Are Bonds Really A Safe Haven In A Bear Market?
- After falling double-digits this year, bonds may now be ready to find their footing with higher interest rates.
- As interest rates rise, bond prices tend to fall which is the main reason for the current bond bear market.
- Holding a properly diversified stock & bond portfolio can yield longer-term gains despite the short-term headwinds.
Let’s dig into the two key questions after the recent bout of bond price declines. First is what just happened to the value of my “safe, less volatile” bond investments in my diversified portfolio? The second is what is the outlook for a typical 60/40 stock/bond portfolio after this kind of slump?
Investors have felt the pain thus far in 2022 with decades-high inflation and a stock market falling into bear market territory. Although larger than the well-publicized stock market1, the bond market has sneakily suffered its worst start in a half of century, surprising many investors.
Many investors own bonds in a portfolio for income, to help cushion portfolio volatility and mitigate losses during stock market drawdowns. That is, bonds tend to outperform stocks during stock market selloffs. However, this is certainly not the case in 2022 with the S&P 500 index and bonds (iShares Core Aggregate bond ETF) both experiencing double digits declines. In fact, so far this year, a 60/40 stock/bond portfolio has had its second-worst 6-month period since the 1970s as shown below.
Higher Interest Rates & Your Bond investments
If you already own bond funds or are thinking about buying bond funds you should be aware of the impact that interest rates have on the value of your bond funds. The direction of interest rates has changed significantly over the long term. Though we have experienced a significant drop in interest rates since the early 1980s, over the very long term, there have been higher and lower cycles of interest rates (see chart below).
Your Bond Fund On A Seesaw
So what happens to bond prices when interest rates move higher like this year? Bonds and interest rates have an inverse relationship, meaning when interest rates rise, bond prices typically fall and when interest rates drop, bond prices usually increase. The visual is a seesaw as the illustration below shows.
There are a number of reasons why the price of a bond changes including issuer credit risk and bond prepayments. However, the direction of interest rates can be a very important influence of a bond’s value over time.
Let’s work through an example to explain the cause of this inverse relationship between bonds and interest rates. Let’s say you own a 10-year, $1,000 bond with a coupon rate of 5%. If interest rates rise, new bond issues might have coupon rates at 6%. This means an investor can earn more interest by buying a new bond instead of your 5% coupon bond. This reduces your bond’s value, causing you to possibly sell it a discounted price.
Why Duration Matters When Bond Investing
Different types of bonds will fluctuate in value in their own way to changing interest rates. This is particularly true with a bond’s length of maturity. For example, long-term bonds fluctuate more in value than short-term bonds. This is called duration and is a measure of how much a bond’s price will likely change given a change in interest rates.

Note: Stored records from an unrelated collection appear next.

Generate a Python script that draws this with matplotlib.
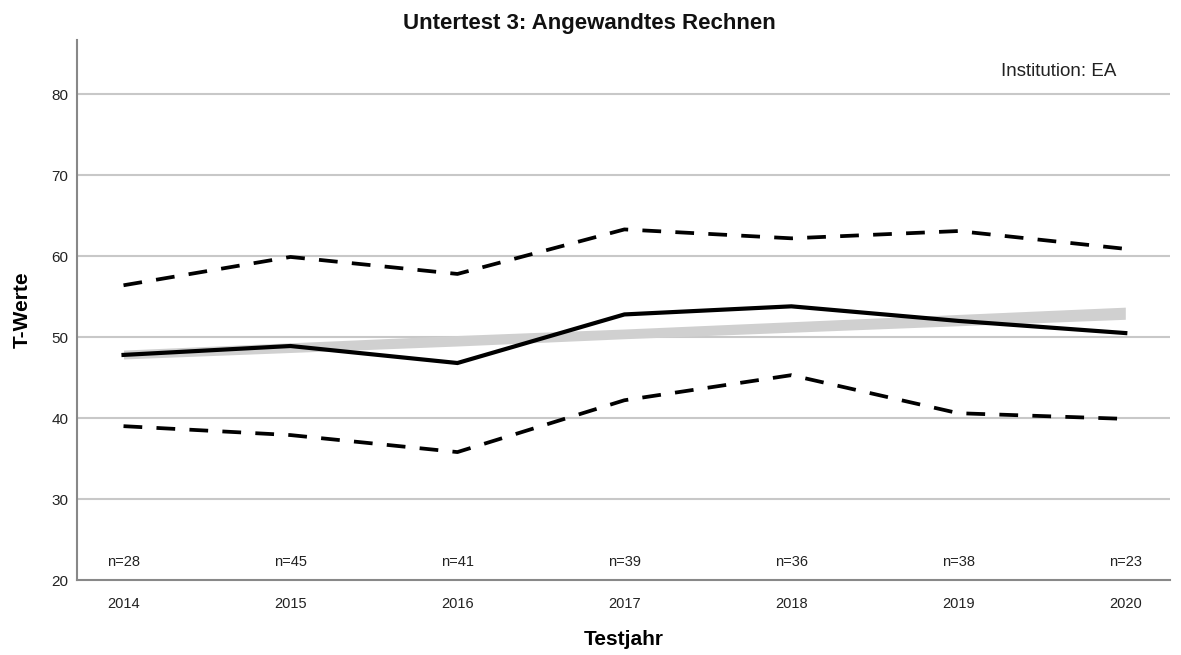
import matplotlib
matplotlib.use("Agg")
import matplotlib.pyplot as plt

plt.rcParams['font.family'] = ['Liberation Sans', 'DejaVu Sans']

years = [2014, 2015, 2016, 2017, 2018, 2019, 2020]
n_labels = ["n=28", "n=45", "n=41", "n=39", "n=36", "n=38", "n=23"]
mean_vals = [47.8, 48.9, 46.8, 52.8, 53.8, 52.0, 50.5]
upper_vals = [56.4, 59.9, 57.8, 63.3, 62.2, 63.1, 60.9]
lower_vals = [39.0, 37.9, 35.8, 42.2, 45.3, 40.6, 39.9]
trend_low = [47.3, 48.1, 48.9, 49.8, 50.6, 51.4, 52.2]
trend_high = [48.4, 49.3, 50.2, 51.0, 51.9, 52.8, 53.7]
yticks = [20, 30, 40, 50, 60, 70, 80]

fig = plt.figure(figsize=(11.81, 6.55), dpi=100)
ax = fig.add_axes([0.065, 0.1145, 0.926, 0.8245])

for y in yticks[1:]:
    ax.axhline(y, color='#c8c8c8', lw=1.5, zorder=0)

ax.fill_between(years, trend_low, trend_high, color='#d0d0d0', lw=0, zorder=1)
ax.plot(years, upper_vals, color='black', lw=2.7, dashes=(5, 3.8), zorder=3)
ax.plot(years, lower_vals, color='black', lw=2.7, dashes=(5, 3.8), zorder=3)
ax.plot(years, mean_vals, color='black', lw=3.0, zorder=4, solid_joinstyle='miter')

for x, lab in zip(years, n_labels):
    ax.text(x, 22.2, lab, ha='center', va='center', fontsize=10.5, color='#222222')

ax.text(0.951, 82.8, "Institution: EA", transform=ax.get_yaxis_transform(), ha='right',
        va='center', fontsize=13.5, color='#222222')

ax.set_xlim(2013.72, 2020.27)
ax.set_ylim(20, 86.7)
ax.set_xticks(years)
ax.set_xticklabels([str(y) for y in years])
ax.set_yticks(yticks)
ax.tick_params(axis='both', length=0, colors='#222222')
ax.tick_params(axis='x', pad=12, labelsize=10.5)
ax.tick_params(axis='y', pad=6, labelsize=11)

for s in ['top', 'right']:
    ax.spines[s].set_visible(False)
ax.spines['left'].set_color('#888888')
ax.spines['bottom'].set_color('#888888')
ax.spines['left'].set_linewidth(1.5)
ax.spines['bottom'].set_linewidth(1.5)

fig.text(0.499, 1 - 23 / 655, "Untertest 3: Angewandtes Rechnen", ha='center', va='center',
         fontsize=16, fontweight='bold', color='#111111')
ax.set_xlabel("Testjahr", fontsize=15, fontweight='bold', labelpad=14)
ax.set_ylabel("T-Werte", fontsize=15, fontweight='bold', labelpad=14)

fig.savefig("out.png", dpi=100)
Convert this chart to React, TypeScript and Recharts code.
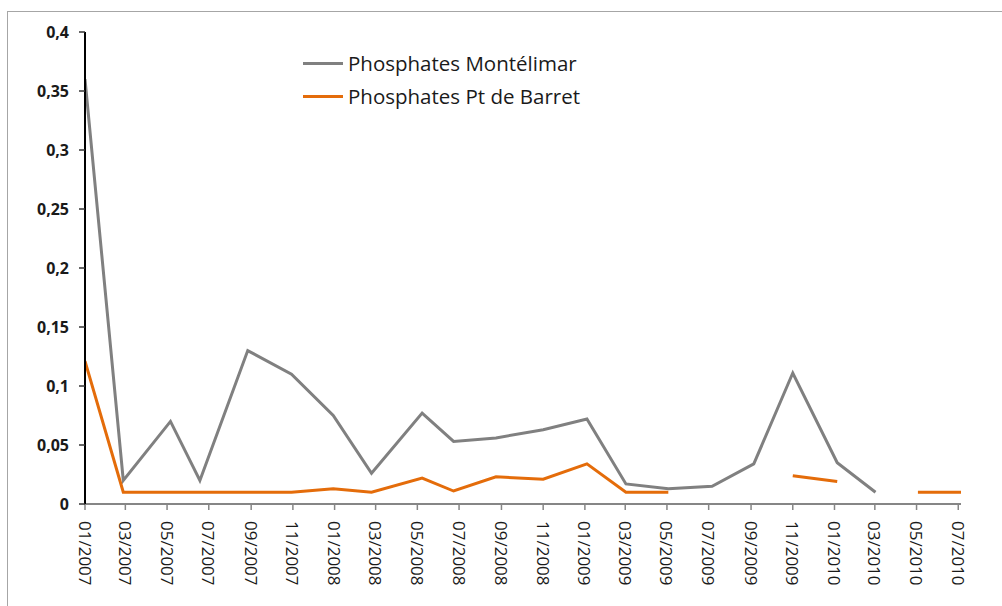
import React from 'react';
import { LineChart, Line, XAxis, YAxis } from 'recharts';

const sampleDates = [
  '2007-01-01', '2007-02-26', '2007-05-06', '2007-06-18', '2007-08-27', '2007-10-30',
  '2007-12-30', '2008-02-24', '2008-05-08', '2008-06-23', '2008-08-24', '2008-11-01',
  '2009-01-04', '2009-03-02', '2009-05-03', '2009-07-06', '2009-09-05', '2009-11-01',
  '2010-01-05', '2010-03-02', '2010-05-03', '2010-07-05',
];

const montelimar: (number | null)[] = [
  0.36, 0.02, 0.07, 0.02, 0.13, 0.11,
  0.075, 0.026, 0.077, 0.053, 0.056, 0.063,
  0.072, 0.017, 0.013, 0.015, 0.034, 0.111,
  0.035, 0.01, null, null,
];

const barret: (number | null)[] = [
  0.121, 0.01, 0.01, 0.01, 0.01, 0.01,
  0.013, 0.01, 0.022, 0.011, 0.023, 0.021,
  0.034, 0.01, 0.01, null, null, 0.024,
  0.019, null, 0.01, 0.01,
];

const tickLabels = [
  '01/2007', '03/2007', '05/2007', '07/2007', '09/2007', '11/2007',
  '01/2008', '03/2008', '05/2008', '07/2008', '09/2008', '11/2008',
  '01/2009', '03/2009', '05/2009', '07/2009', '09/2009', '11/2009',
  '01/2010', '03/2010', '05/2010', '07/2010',
];

const yTicks = [0, 0.05, 0.1, 0.15, 0.2, 0.25, 0.3, 0.35, 0.4];

const seriesNames = ['Phosphates Montélimar', 'Phosphates Pt de Barret'];
const seriesColors = ['#808080', '#E46C0A'];

const toTs = (s: string) => {
  const [y, m, d] = s.split('-').map(Number);
  return Date.UTC(y, m - 1, d);
};

const labelToTs = (l: string) => {
  const [m, y] = l.split('/').map(Number);
  return Date.UTC(y, m - 1, 1);
};

const data = sampleDates.map((d, i) => ({
  t: toTs(d),
  a: montelimar[i],
  b: barret[i],
}));

const tickTs = tickLabels.map(labelToTs);
const tsToLabel: Record<number, string> = {};
tickLabels.forEach((l, i) => { tsToLabel[tickTs[i]] = l; });

const FONT = 'Open Sans, sans-serif';

const XTick = (props: any) => {
  const { x, y, payload } = props;
  return (
    <text
      x={0}
      y={0}
      transform={`translate(${x},${y + 9}) rotate(90)`}
      textAnchor="start"
      dominantBaseline="central"
      fontFamily={FONT}
      fontSize={17}
      fill="#1a1a1a"
    >
      {tsToLabel[payload.value]}
    </text>
  );
};

const fmtY = (v: number) => (v === 0 ? '0' : String(v).replace('.', ','));

export default function App() {
  return (
    <div style={{ position: 'absolute', left: 0, top: 0, width: 1002, height: 606, overflow: 'hidden', background: '#fff' }}>
      <div style={{ position: 'absolute', left: 7, top: 11, width: 1100, height: 700, border: '1.5px solid #a6a6a6', boxSizing: 'border-box' }} />
      <LineChart
        width={1002}
        height={606}
        data={data}
        margin={{ top: 32, right: 41, left: 0, bottom: 0 }}
        style={{ position: 'absolute', left: 0, top: 0 }}
      >
        <XAxis
          dataKey="t"
          type="number"
          scale="linear"
          domain={['dataMin', 'dataMax']}
          ticks={tickTs}
          interval={0}
          height={102}
          axisLine={{ stroke: '#868686', strokeWidth: 2 }}
          tickLine={{ stroke: '#868686', strokeWidth: 1.5 }}
          tickSize={6}
          tick={<XTick />}
          allowDataOverflow
        />
        <YAxis
          type="number"
          domain={[0, 0.4]}
          ticks={yTicks}
          interval={0}
          width={85}
          axisLine={{ stroke: '#000', strokeWidth: 2 }}
          tickLine={{ stroke: '#333', strokeWidth: 1.5 }}
          tickSize={6}
          tickMargin={10}
          tickFormatter={fmtY}
          tick={{ fontFamily: FONT, fontSize: 16, fontWeight: 700, fill: '#1a1a1a' }}
        />
        <Line
          dataKey="a"
          name={seriesNames[0]}
          stroke={seriesColors[0]}
          strokeWidth={3}
          dot={false}
          activeDot={false}
          isAnimationActive={false}
        />
        <Line
          dataKey="b"
          name={seriesNames[1]}
          stroke={seriesColors[1]}
          strokeWidth={3}
          dot={false}
          activeDot={false}
          isAnimationActive={false}
        />
      </LineChart>
      <div style={{ position: 'absolute', left: 303, top: 47, fontFamily: FONT, fontSize: 20.5, color: '#1a1a1a', lineHeight: '33px' }}>
        {seriesNames.map((n, i) => (
          <div key={n} style={{ display: 'flex', alignItems: 'center', height: 33 }}>
            <div style={{ width: 40, height: 3, background: seriesColors[i], marginRight: 5 }} />
            <span style={{ whiteSpace: 'nowrap' }}>{n}</span>
          </div>
        ))}
      </div>
    </div>
  );
}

Duration Rule of Thumb: The longer the maturity of a bond, the more its value will change in relation to interest rate volatility.
To illustrate duration with a real-world investing example, see the year-to-date 2022 returns for the two Vanguard bond funds below. The long-term bond fund holds bonds with an average maturity of 24 years while the short-term fund owns bonds with an average maturity of 3 years. Thus far in 2022, with the sharp rise in bond yields, the long-term bond fund return has falling much greater than the shorter-term bond fund primarily due to the difference in duration between the bond funds.
YTD Return (as of 6/21/22)
Vanguard Long-Term Bond Index Fund (VBLLX) -24%
Vanguard Short-Term Bond Index Fund (VBISX) -5%
The Income Is Back In Fixed Income.
Along with higher bond yields means more income from bonds. Therefore, investors can now start cashing in on higher rates. Also, income from bond funds can do better in rising rate environments than in one where rates were stubbornly low (like the last decade). This is because as bonds mature in a fund, the proceeds can be reinvested in newly issued bonds with higher rates. So, while the value of a bond fund may drop in the short term because of rising rates, your return may rise over a longer period if you reinvest the higher income payments.
Keeping the long-term perspective with bond investments in a properly diversified portfolio can help investors harvest higher income and positive returns. As the chart below shows, since 1976, investors have not experienced a three-year period of losses holding stock and bonds.
Longer Term Gain After Short Term Pain
Interest rates will go up and down due to changing economic conditions and other hard to control circumstances (war, inflation etc.). Instead of trying to guess the next move in interest rates, focus on what you can control. This includes identifying bond fund investments that are appropriate for your portfolio by matching duration to your time horizon. Also knowing how much volatility you can sustain while sticking with your portfolio you need, not the one you wish you had.
David Hone, CFA
1 Source: SIFMA Capital Markets Fact Book 2021. Global bond market size is $123 trillion vs global stock market size of $105 trillion.